Concordant with Hartshorne’s tendency to minimize the importance of revelation as the basis for man’s knowledge of God is his concern for a philosophy that places man in primary relationships to nature instead of to history. The chief emphasis, therefore, in much process theology is upon the need for satisfying modern man’s quest for meaning and for making sense of his place in the cosmic universe. Likewise, there is a tendency among some (but not all) process theologians to neglect man’s relation to history, including most importantly the salvation history witnessed to in the Bible. Among these process theologians, there is much more concern that their theology make some kind of sense to modern man than that it should be faithful to biblical revelation. Therefore, some process theologians are prepared to dispense partially or wholly with the idea that Jesus Christ is either the essential basis or central core of theology, although others would regard this mood as a tendency of process theology that needs drastic modification. In addition, process theology generally tends to follow Hartshorne in neglecting or minimizing the ideas of man’s sin and guilt and consequent need for atonement and repentance, ideas that have been central in many theological perspectives.

Another characteristic aspect that process theology derives from Hartshorne is its decisive rejection of humanism as a satisfactory option for modern man. Hartshorne grounds all of reality and all meaningful human existence directly upon God. It is because of this feature that process theology constitutes a vigorous challenge and a viable alternative to the paradoxical views of the “God-is-dead” theologians. The “God-is-dead” theology has suggested that all talk about God should be abandoned because it is meaningless to modern man. However, virtually the entire platform of the death-of-God theology has been effectively rejected by process theology, primarily because Whitehead and Hartshorne have marked out a path that enables the process theologians to understand how it still might be possible and necessary for man to speak meaningfully about God. This stance of process theology in opposition to theological humanism might well prove to be its historically most significant feature.

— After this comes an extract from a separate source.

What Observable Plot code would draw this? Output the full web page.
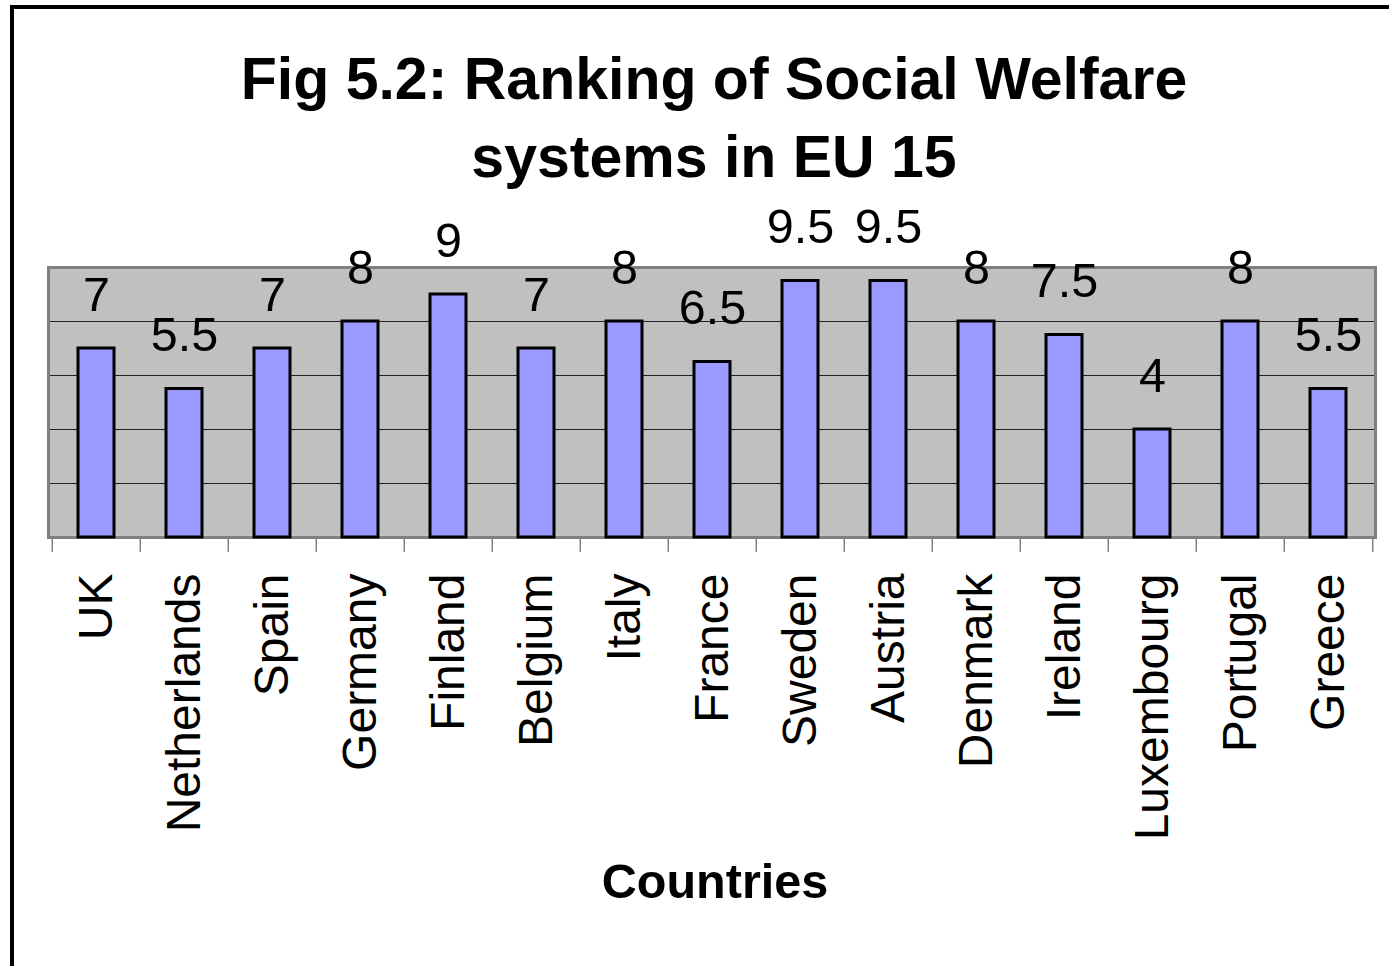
<!DOCTYPE html>
<html>
<head>
<meta charset="utf-8">
<script src="https://cdn.jsdelivr.net/npm/d3@7"></script>
<script src="https://cdn.jsdelivr.net/npm/@observablehq/plot@0.6"></script>
<style>
html, body { margin:0; padding:0; width:1389px; height:966px; overflow:hidden; background:#fff; font-family: "Liberation Sans", Arial, sans-serif; }
#frame { position:absolute; left:10px; top:5px; width:1500px; height:1100px; border-left:4px solid #000; border-top:4px solid #000; box-sizing:border-box; pointer-events:none; }
#title { position:absolute; left:204px; width:1020px; top:40px; text-align:center; font-weight:bold; font-size:59px; line-height:78px; color:#000; }
#chart { position:absolute; left:0; top:190px; }
</style>
</head>
<body>
<div id="title"></div>
<div id="chart"></div>
<div id="frame"></div>
<script>
const countries = ["UK", "Netherlands", "Spain", "Germany", "Finland", "Belgium", "Italy", "France", "Sweden", "Austria", "Denmark", "Ireland", "Luxembourg", "Portugal", "Greece"];
const scores = [7, 5.5, 7, 8, 9, 7, 8, 6.5, 9.5, 9.5, 8, 7.5, 4, 8, 5.5];
const titleText = "Fig 5.2: Ranking of Social Welfare systems in EU 15";
const xAxisLabel = "Countries";
const gridTicks = [2, 4, 6, 8];
const yDomain = [0, 10];

document.getElementById("title").textContent = titleText;

const W = 1389, H = 776, mL = 48, mR = 14, mT = 77, mB = 429;
const step = (W - mL - mR) / countries.length;
const tickDown = -15 / ((H - mT - mB) / (yDomain[1] - yDomain[0]));
const data = countries.map((c, i) => ({country: c, score: scores[i]}));
const font = "'Liberation Sans', Arial, sans-serif";

const chart = Plot.plot({
  width: W, height: H,
  marginLeft: mL, marginRight: mR, marginTop: mT, marginBottom: mB,
  style: {background: "transparent", fontFamily: font, color: "#000", overflow: "visible"},
  x: {type: "band", domain: countries, padding: 0},
  y: {domain: yDomain, axis: null},
  marks: [
    Plot.frame({fill: "#c0c0c0", stroke: "none"}),
    Plot.ruleY(gridTicks, {stroke: "#222", strokeWidth: 1}),
    Plot.frame({stroke: "#808080", strokeWidth: 3}),
    Plot.ruleX(countries, {x: d => d, y1: 0, y2: tickDown, dx: -step / 2, stroke: "#808080", strokeWidth: 1.5}),
    Plot.ruleX(countries.slice(-1), {x: d => d, y1: 0, y2: tickDown, dx: step / 2, stroke: "#808080", strokeWidth: 1.5}),
    Plot.barY(data, {x: "country", y: "score", fill: "#9999ff", stroke: "#000", strokeWidth: 3, insetLeft: 26, insetRight: 26}),
    Plot.text(data, {x: "country", y: "score", text: d => String(d.score), dy: -38, lineAnchor: "bottom", fontSize: 48.5, fill: "#000", fontFamily: font}),
    Plot.axisX({tickSize: 0, tickPadding: 36, tickRotate: -90, fontSize: 48, label: null, fill: "#000", fontFamily: font}),
    Plot.text([xAxisLabel], {text: d => d, frameAnchor: "bottom", dy: 360, dx: 3, lineAnchor: "bottom", fontSize: 48.5, fontWeight: "bold", fill: "#000", fontFamily: font})
  ]
});
document.getElementById("chart").appendChild(chart);
</script>
</body>
</html>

Hartshorne’s treatment of the question of human immortality has also left its mark upon process theology. Because he doubts that there is any continuation of personal human experiences after death, he forcefully challenges all the traditional notions of life after death, including the doctrines of heaven and hell. Hartshorne’s view of immortality is neither the humanistic one of immortality through posterity nor the Greek one of an immortal soul nor the biblical one of bodily resurrection but a very special one of being eternally remembered in the mind of God. This view stresses the unique, once-for-all, everlastingly significant meaning of this present human life. It thus accords well with the emphasis of process and other types of contemporary theology on what John Baillie called “the proper claims of earth.” Process theology is emphatically positive in its evaluation of the character and importance of this present human life. It joins cause with the contemporary theologies that celebrate the possibilities and achievements of man’s total secular life and that abominate a narrow religious isolationism. Consequently, process theology is helping to pave the way into new and still largely unexplored realms of interpretation of the nature of man’s ethical life under God in this present world.


1. Charles Hartshorne, Man’s Vision of God and the Logic of Theism (Chicago: Willett, Clark & Co., 1941), p. xviii.

2. Ralph F. James, The Concrete God: A New Beginning for Theology — The Thought of Charles Hartshorne (Indianapolis: The Hobbs-Merrill Company, 1967). Part I provides a useful analysis of the influence upon Hartshorne of Husserl, Heidegger, Charles Sanders Peirce, and Alfred North Whitehead.

3. Charles Hartshorne, The Logic of Perfection and Other Essays in Neoclassical Metaphysics (LaSalle, Ill.: Open Court Pub. Co., 1962), pp. viii-ix

4. Ibid.

5. Man’s Vision of God, p. xviii.

6. Charles Hartshorne, Reality as Social Process: Studies in Metaphysics and Religion (Glencoe, Ill.: The Free Press; Boston: Beacon Press, 1953), pp. 19-23.